Here {interiornet transformer model checkpoint} is the path to the InteriorNet checkpoint (usually ending with weights.model.099-last). For the variant without localization, use --localization-weight 0.

For all categories and including localization:

viewformer-cli train finetune-transformer \
    --dataset "{code dataset path}" \
    --codebook-model "{codebook model checkpoint}" \
    --sequence-size 10 \
    --n-loss-skip 1 \
    --batch-size 40 \
    --localization-weight 5 \
    --gradient-clip-val 1. \
    --learning-rate 1e-4 \
    --total-steps 100000 \
    --epochs 100 \
    --weight-decay 0.05 \
    --job-dir . \
    --pose-multiplier 0.05 \
    --checkpoint "{interiornet transformer model checkpoint}"

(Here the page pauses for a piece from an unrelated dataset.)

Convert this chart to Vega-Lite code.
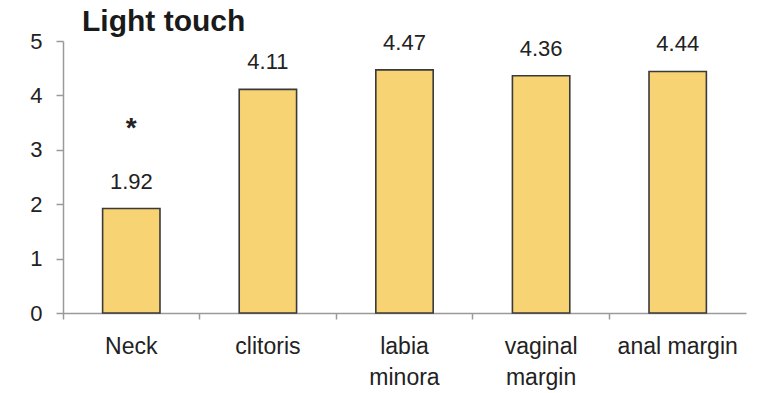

Here {interiornet transformer model checkpoint} is the path to the InteriorNet checkpoint (usually ending with weights.model.099-last).

For all categories without localization:

viewformer-cli train finetune-transformer \
    --dataset "{code dataset path}" \
    --codebook-model "{codebook model checkpoint}" \
    --sequence-size 10 \
    --n-loss-skip 1 \
    --batch-size 40 \
    --localization-weight 5 \
    --learning-rate 1e-4 \
    --total-steps 100000 \
    --epochs 100 \
    --weight-decay 0.05 \
    --job-dir . \
    --pose-multiplier 0.05 \
    --checkpoint "{interiornet transformer model checkpoint}"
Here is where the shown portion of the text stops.